Picayune Police Department Assistant Chief James Bolton and Poplarville Fire Chief Jason Bannister provided tips to prevent heat stroke. While neither of these emergency responders said their department has had to work a case of a child dying of heat stroke in the recent past, they did say these cases do occur occasionally.
“It’s definitely a problem and something we definitely need to address,” Bolton said.
Bannister said he has fortunately never had to work a heat stroke case that involved a fatality in his career, but once or twice a year they respond to an child who was accidently locked in a vehicle who was unharmed after being removed from the vehicle.
While Bolton said he can not recall a recent incident of a child dying in a hot car within Picayune, officers with the department have received numerous calls over the years in reference to juveniles being locked in a vehicle. However, according to previous coverage, there have been cases where pets died after being left in a hot vehicle within Picayune.
Bolton and Bannister want to remind the pubic that a vehicle can become lethally hot in a matter of minutes.
“It takes just a few minutes, within 5-8 minutes the heat can rise in the car to the point of 120F, or higher depending on the outside weather. If it’s 100 plus outside, which it has been lately, it can be as high as 130 inside that car within just a few minutes,” said Bolton.
Bannister said on a hot summer day a car can become overheated and therefore unsafe in less than five minutes after turning off the car.
“So say you jump in the car, it’s hot in the car already, you travel to the store you get out. You turn the car off, shut the door and it could be five minutes before temperatures inside that car can cause heat related emergencies, and it could be a matter of 10 minutes before irreversible damage or death can occur.” said Bannister.

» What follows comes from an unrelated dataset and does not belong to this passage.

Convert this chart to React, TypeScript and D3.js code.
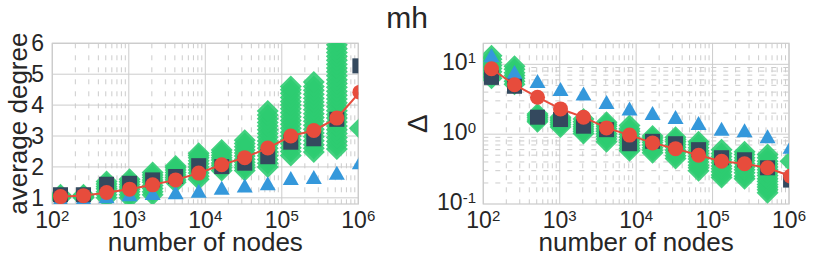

In those conditions humans and pets can suffer from heat stroke or heat exhaustion. Heatstroke is the most serious heat-related illness. It occurs when the body can no longer control its temperature because the body’s temperature raises rapidly, the sweating mechanisms fail and the body is unable to cool down.
The best form of action is prevention, such as taking precautions to ensure the driver of the vehicle remembers the child in the back seat.
“But most of all I understand fatigue sets in but be more aware of your surroundings. If you have a child in the back seat and you have a very forgetful memory, tie a string to yourself and attach it to the car seat so that way it reminds you when getting out of that car you still got that child back there,” said Bolton.
Bannister said utilizing the alarm feature on a smart phone can be helpful. The CDC suggests using a stuffed animal as a reminder. When the car seat is not in use, the stuffed animal can occupy that seat. But when a child is in the car seat, put the stuffed animal in the front passenger seat as a reminder that a child is in the back.
Some other prevention measures include placing the child seat in view of the rear view mirror and making it a habit to check the back seat before getting out of the vehicle.
“Because everybody develops muscle memory, if you look in your back seat every time you get out, for a certain period of time, it’s going to become muscle memory and you’re going to do it without even noticing that you’re doing it. So just get into the practice of clearing your car, especially if you have children,” said Bannister.
According to the CDC, signs of heat stroke include a body temperature above 103°F, the presence of red, hot, and dry skin that is not sweating, having a rapid, strong pulse, complaints of a throbbing headache, dizziness, upset stomach, passing out and confusion.
If a passerby notices a child or pet locked in a hot car, emergency responders urge them to act fast.
Bannister said he’d break the window and get the child out of the car after calling 911. Bystanders will also want to look for a parent nearby to alert.
Bolton suggests bystanders call 911 immediately if they see a child in any kind distress and to be prepared to give the dispatcher the location of the car, its color, make, and model and tag number if possible.